Return the lines that follow, exactly as they appear, from the first through the one containing "import numpy as np"; no pictures are to be included.

* Task inputs *

·····

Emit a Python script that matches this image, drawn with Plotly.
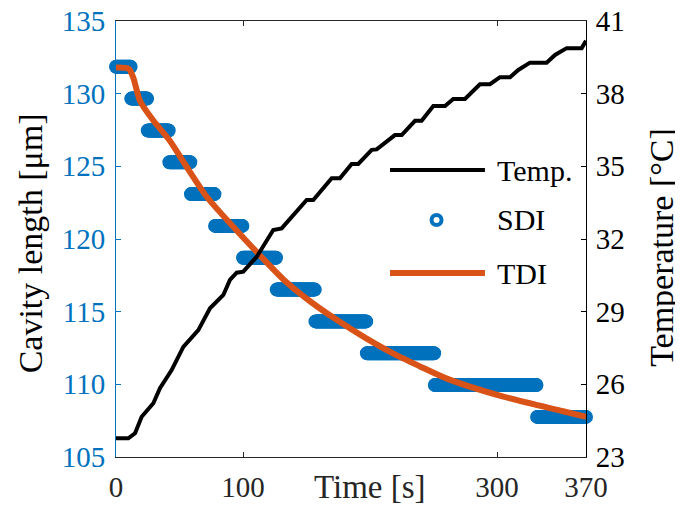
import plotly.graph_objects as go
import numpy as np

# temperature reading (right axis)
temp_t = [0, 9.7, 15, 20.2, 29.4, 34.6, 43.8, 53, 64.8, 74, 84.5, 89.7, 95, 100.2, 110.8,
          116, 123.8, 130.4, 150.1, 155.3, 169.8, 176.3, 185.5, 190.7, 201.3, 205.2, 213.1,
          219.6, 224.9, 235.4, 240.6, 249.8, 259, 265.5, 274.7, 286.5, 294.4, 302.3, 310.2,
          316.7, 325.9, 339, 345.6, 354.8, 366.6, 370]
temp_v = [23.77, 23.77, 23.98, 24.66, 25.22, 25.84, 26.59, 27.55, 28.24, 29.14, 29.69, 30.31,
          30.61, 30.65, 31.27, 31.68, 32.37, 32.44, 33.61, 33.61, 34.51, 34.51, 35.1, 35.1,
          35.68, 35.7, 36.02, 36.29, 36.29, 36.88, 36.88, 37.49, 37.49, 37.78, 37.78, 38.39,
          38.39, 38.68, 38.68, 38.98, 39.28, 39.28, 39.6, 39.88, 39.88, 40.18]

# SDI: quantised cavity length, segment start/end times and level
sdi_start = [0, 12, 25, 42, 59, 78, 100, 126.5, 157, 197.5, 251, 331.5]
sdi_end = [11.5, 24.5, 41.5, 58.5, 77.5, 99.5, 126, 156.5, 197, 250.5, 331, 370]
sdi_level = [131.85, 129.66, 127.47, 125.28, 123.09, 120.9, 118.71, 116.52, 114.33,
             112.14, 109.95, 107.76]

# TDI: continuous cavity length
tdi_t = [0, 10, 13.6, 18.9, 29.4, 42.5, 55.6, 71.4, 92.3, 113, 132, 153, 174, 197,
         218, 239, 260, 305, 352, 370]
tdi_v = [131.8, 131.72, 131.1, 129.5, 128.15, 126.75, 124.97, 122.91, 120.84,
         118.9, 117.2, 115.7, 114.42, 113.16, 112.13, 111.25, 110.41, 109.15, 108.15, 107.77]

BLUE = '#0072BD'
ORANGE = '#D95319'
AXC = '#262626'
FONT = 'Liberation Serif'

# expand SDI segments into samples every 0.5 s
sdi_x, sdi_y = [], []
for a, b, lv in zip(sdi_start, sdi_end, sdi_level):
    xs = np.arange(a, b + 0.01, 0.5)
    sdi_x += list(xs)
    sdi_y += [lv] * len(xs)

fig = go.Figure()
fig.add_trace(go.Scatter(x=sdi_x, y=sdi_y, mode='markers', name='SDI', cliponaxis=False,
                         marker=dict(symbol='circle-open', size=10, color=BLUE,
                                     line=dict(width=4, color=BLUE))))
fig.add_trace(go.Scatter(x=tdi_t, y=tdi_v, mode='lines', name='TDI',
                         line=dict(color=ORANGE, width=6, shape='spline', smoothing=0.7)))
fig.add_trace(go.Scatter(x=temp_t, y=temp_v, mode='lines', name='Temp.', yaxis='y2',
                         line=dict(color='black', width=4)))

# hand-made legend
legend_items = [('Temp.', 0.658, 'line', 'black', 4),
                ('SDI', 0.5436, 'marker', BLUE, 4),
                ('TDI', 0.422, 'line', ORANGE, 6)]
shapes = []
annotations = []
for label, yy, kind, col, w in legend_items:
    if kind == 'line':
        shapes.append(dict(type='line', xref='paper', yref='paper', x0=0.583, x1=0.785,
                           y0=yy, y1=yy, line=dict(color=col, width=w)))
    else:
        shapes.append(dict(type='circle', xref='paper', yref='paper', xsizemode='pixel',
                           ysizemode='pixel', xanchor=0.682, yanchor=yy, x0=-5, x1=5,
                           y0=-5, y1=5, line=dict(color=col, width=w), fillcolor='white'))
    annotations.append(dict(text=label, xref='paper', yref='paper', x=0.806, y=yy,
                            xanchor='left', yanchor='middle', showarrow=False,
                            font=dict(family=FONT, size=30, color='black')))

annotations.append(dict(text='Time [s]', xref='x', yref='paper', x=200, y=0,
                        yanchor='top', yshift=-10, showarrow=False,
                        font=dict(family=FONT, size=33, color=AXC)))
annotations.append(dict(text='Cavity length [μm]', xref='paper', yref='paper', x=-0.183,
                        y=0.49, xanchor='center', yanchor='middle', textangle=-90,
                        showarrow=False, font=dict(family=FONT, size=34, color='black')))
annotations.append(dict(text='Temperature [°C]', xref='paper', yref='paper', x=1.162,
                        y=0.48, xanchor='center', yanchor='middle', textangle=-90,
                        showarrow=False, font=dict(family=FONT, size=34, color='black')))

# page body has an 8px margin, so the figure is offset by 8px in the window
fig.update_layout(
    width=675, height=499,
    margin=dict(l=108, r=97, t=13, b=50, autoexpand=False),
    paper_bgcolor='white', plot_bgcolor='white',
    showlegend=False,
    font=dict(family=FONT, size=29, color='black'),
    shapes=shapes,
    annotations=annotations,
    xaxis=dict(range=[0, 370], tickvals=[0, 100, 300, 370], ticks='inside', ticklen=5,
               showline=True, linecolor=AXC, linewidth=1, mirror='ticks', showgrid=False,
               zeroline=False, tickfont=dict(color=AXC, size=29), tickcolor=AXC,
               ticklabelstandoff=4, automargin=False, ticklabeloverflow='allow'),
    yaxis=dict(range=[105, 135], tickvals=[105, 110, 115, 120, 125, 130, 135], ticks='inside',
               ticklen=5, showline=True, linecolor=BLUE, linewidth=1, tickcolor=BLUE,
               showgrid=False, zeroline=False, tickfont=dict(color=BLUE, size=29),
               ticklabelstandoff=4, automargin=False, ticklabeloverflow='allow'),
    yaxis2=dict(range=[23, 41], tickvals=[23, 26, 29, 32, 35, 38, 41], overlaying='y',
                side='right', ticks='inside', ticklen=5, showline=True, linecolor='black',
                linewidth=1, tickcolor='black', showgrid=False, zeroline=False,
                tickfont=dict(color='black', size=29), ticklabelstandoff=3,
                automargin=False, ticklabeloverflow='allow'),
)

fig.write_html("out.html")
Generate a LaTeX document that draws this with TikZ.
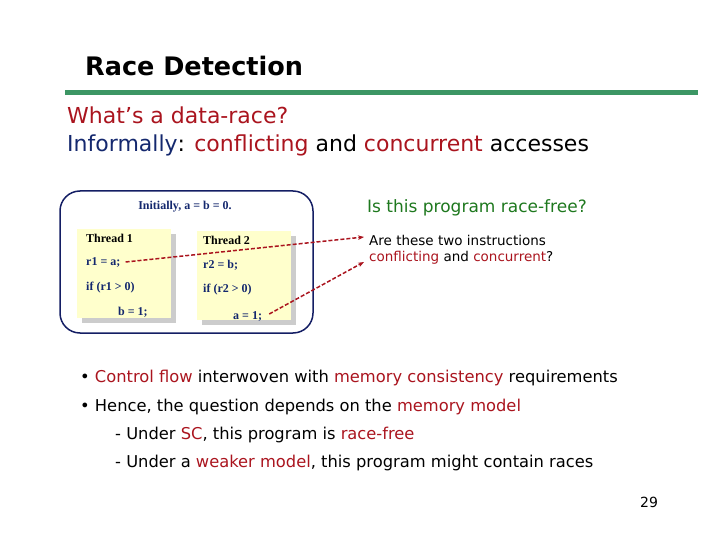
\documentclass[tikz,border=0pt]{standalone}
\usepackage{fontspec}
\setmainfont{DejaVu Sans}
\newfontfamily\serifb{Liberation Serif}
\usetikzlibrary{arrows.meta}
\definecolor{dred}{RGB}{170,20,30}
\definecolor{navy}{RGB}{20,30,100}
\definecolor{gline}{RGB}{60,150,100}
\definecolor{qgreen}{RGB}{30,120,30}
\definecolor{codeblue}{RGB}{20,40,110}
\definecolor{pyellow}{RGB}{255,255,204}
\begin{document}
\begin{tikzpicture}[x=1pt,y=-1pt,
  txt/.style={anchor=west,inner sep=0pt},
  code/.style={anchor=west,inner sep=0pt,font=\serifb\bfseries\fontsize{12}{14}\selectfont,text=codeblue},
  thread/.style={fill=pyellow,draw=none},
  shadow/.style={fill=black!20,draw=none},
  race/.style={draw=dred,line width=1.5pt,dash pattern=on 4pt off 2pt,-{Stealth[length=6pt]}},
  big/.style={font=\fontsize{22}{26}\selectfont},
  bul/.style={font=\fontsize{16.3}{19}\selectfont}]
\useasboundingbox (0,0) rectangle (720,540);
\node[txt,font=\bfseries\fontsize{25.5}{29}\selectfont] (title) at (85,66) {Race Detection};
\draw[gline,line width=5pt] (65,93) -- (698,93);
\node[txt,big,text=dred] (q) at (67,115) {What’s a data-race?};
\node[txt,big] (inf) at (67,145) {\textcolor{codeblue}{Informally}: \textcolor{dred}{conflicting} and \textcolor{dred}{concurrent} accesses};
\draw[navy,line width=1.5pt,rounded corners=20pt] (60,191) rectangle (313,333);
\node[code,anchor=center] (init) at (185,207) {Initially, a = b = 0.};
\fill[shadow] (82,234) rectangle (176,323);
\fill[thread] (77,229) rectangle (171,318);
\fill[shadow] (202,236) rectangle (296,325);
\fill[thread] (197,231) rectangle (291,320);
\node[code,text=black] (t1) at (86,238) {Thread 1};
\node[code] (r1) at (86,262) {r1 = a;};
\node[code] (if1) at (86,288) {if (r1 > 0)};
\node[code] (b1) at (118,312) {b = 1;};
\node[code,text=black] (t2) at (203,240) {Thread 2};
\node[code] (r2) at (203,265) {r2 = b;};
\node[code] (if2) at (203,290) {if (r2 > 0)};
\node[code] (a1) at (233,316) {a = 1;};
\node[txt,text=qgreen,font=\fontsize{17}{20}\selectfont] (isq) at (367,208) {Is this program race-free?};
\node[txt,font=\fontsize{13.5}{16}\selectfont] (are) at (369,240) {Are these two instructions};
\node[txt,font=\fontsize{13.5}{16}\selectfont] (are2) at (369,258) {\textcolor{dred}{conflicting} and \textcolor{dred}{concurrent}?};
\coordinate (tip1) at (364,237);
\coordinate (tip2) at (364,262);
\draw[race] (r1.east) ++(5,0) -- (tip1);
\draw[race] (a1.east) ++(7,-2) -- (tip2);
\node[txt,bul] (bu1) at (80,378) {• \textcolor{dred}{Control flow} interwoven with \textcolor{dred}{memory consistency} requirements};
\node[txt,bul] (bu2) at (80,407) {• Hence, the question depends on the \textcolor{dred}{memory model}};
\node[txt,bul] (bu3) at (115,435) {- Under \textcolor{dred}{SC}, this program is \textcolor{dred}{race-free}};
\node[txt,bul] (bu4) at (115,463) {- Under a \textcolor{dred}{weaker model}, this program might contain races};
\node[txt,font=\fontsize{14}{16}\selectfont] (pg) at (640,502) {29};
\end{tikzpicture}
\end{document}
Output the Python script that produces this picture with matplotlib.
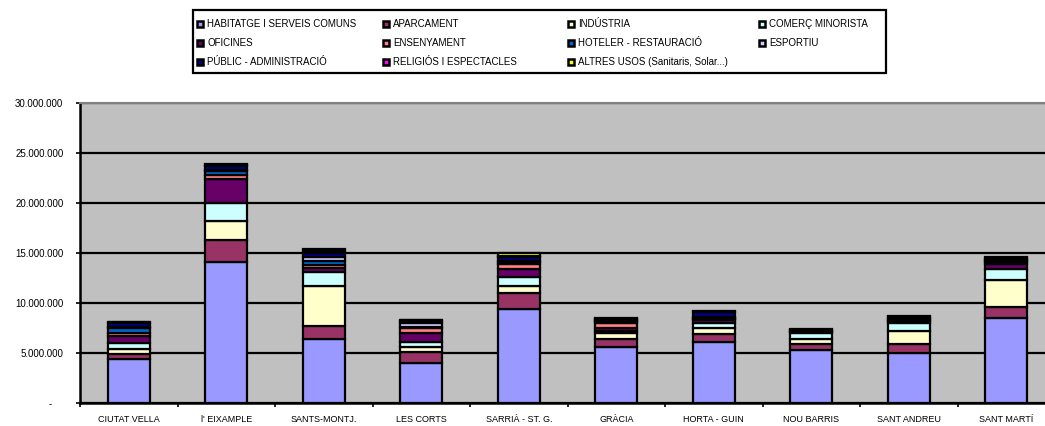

·····

* Exercise result *
Emit a Python script that matches this image, drawn with Plotly.
import plotly.graph_objects as go
import numpy as np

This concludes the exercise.